There will be plenty of people for whom this is the beginning of a life-long love affair with the beautiful game. They'll travel vast distances attend USMNT games, follow a European club in bars on winter mornings, or buy season tickets to Major League Soccer matches. They'll be hooked by the culture within the game, the passion of the supporters, the grace and power sport itself, and they'll pass that onto their kids, their families, and their friends, helping perpetuate the growth of American soccer. They'll become one of us, the existing collective of US soccer die-hards.

It's a bit heady, and of course, there will be people who won't really pay attention until the next World Cup, filing away the World Cup next to the Olympics, the Tour de France, and the Kentucky Derby as occasional "events" rather than seeing it as part of the greater soccer narrative.

They will be joined in their indifference by the same troglodyte mouth-breathers who spend more time badmouthing our sport than watching theirs. We won't convince them that our sport has just as much validity as any other, and frankly, why would we want to?

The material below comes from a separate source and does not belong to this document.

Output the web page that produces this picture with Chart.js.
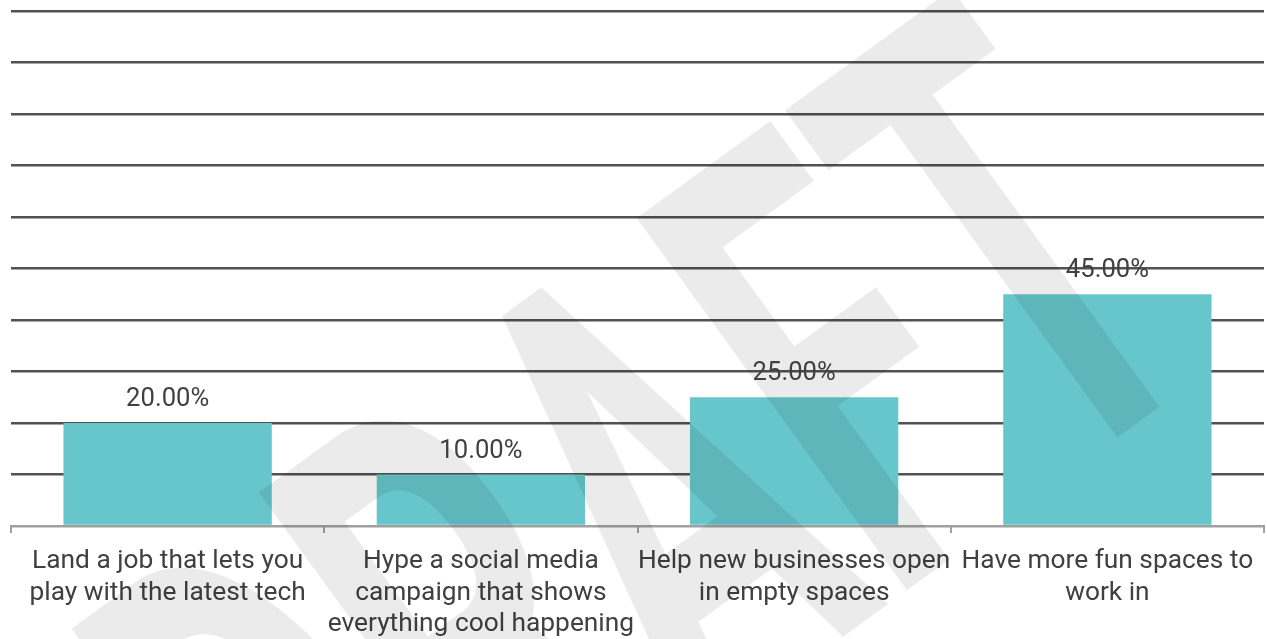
<!DOCTYPE html>
<html>
<head>
<meta charset="utf-8">
<script src="https://cdn.jsdelivr.net/npm/chart.js@4.4.1/dist/chart.umd.min.js"></script>
<style>
  html, body { margin: 0; padding: 0; background: #fff; }
  #wrap { width: 1267px; height: 639px; position: relative; }
</style>
</head>
<body>
<div id="wrap"><canvas id="chartGoals"></canvas></div>
<script>
const BAR = "#67c6cb", INK = "#404040", GRIDLINE = "#515151", AXIS = "#a0a0a0";

// answers, wrapped the way they appear under each bar
const goals = [
  ["Land a job that lets you", "play with the latest tech"],
  ["Hype a social media", "campaign that shows", "everything cool happening"],
  ["Help new businesses open", "in empty spaces"],
  ["Have more fun spaces to", "work in"],
];
const shares = [20, 10, 25, 45];
const yRange = [0, 100];
const yStep = 10;
const stamp = "DRAFT";

// value labels above each bar, with the grey stamp painted over the bars first
const barLabels = {
  id: "barLabels",
  afterDatasetsDraw(chart) {
    const {ctx, width, height} = chart;
    ctx.save();
    ctx.beginPath();
    ctx.rect(0, 0, width, height);
    ctx.clip();
    ctx.translate(1228, 357);
    ctx.rotate(-36 * Math.PI / 180);
    ctx.scale(0.55, 1);
    ctx.font = "bold 647px Roboto";
    ctx.fillStyle = "rgba(0,0,0,0.078)";
    ctx.textAlign = "right";
    ctx.textBaseline = "alphabetic";
    ctx.fillText(stamp, 0, 0);
    ctx.restore();

    ctx.save();
    ctx.font = "25.6px Roboto";
    ctx.fillStyle = INK;
    ctx.textAlign = "center";
    ctx.textBaseline = "alphabetic";
    chart.getDatasetMeta(0).data.forEach((bar, i) => {
      ctx.fillText(shares[i].toFixed(2) + "%", bar.x, bar.y - 17);
    });
    ctx.restore();
  }
};

Chart.defaults.font.family = "Roboto";
Chart.defaults.color = INK;

new Chart(document.getElementById("chartGoals"), {
  type: "bar",
  data: {
    labels: goals,
    datasets: [{
      data: shares,
      backgroundColor: BAR,
      borderWidth: 0,
      barPercentage: 0.665,
      categoryPercentage: 1,
    }],
  },
  options: {
    responsive: true,
    maintainAspectRatio: false,
    animation: false,
    layout: {padding: {left: 11, right: 3, top: 11, bottom: 0}},
    plugins: {legend: {display: false}, tooltip: {enabled: false}},
    scales: {
      x: {
        // fixed band for the wrapped answers below the axis
        afterFit(scale) { scale.height = 113; },
        grid: {display: true, drawOnChartArea: false, drawTicks: true, tickLength: 7, color: AXIS, lineWidth: 2, offset: true},
        border: {display: true, color: AXIS, width: 2},
        ticks: {
          color: INK,
          padding: 13,
          maxRotation: 0,
          autoSkip: false,
          font: {size: 26.3, lineHeight: 1.2},
        },
      },
      y: {
        min: yRange[0],
        max: yRange[1],
        grid: {
          drawTicks: false,
          lineWidth: 2.4,
          color: c => c.tick && c.tick.value === yRange[0] ? AXIS : GRIDLINE,
        },
        border: {display: false},
        ticks: {display: false, stepSize: yStep},
      },
    },
  },
  plugins: [barLabels],
});
</script>
</body>
</html>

Finally, and perhaps most importantly, there will also be some who become casual fans. They'll watch the big Premier League clashes, Champions League matches, US World Cup qualifiers, and the MLS playoffs on TV. They might get along to a game or two and buy a jersey, if we're lucky. They're the biggest group out there, and the ones who will ultimately decide the future of our sport. Winning over the casual sports fan means viewership, investment, and cultural legitimacy.

That the World Cup has that legitimacy is an indisputable fact. The World Cup, as a huge, all-encompassing, attention-hogging event, has made it in America, in spectacular fashion, and aided by a very good and phenomenally interesting USMNT. Right now, Landon Donovan is bigger than Kobe Bryant and Tiger Woods put together.

The trick will be to extend that reach, to get those casual fans watching game after game of the World Cup to watch the Champions League, the Premiership, the US National team, and most crucially of all for American soccer, MLS.

The next six moths are the most crucial in the history of the sport in this country. Will we be welcomed into the pantheon of the NFL, MLB, NBA, and NHL? Or will we continue to be a big deal every four years, but a niche sport, albeit one growing slowly and steadily, in the meantime?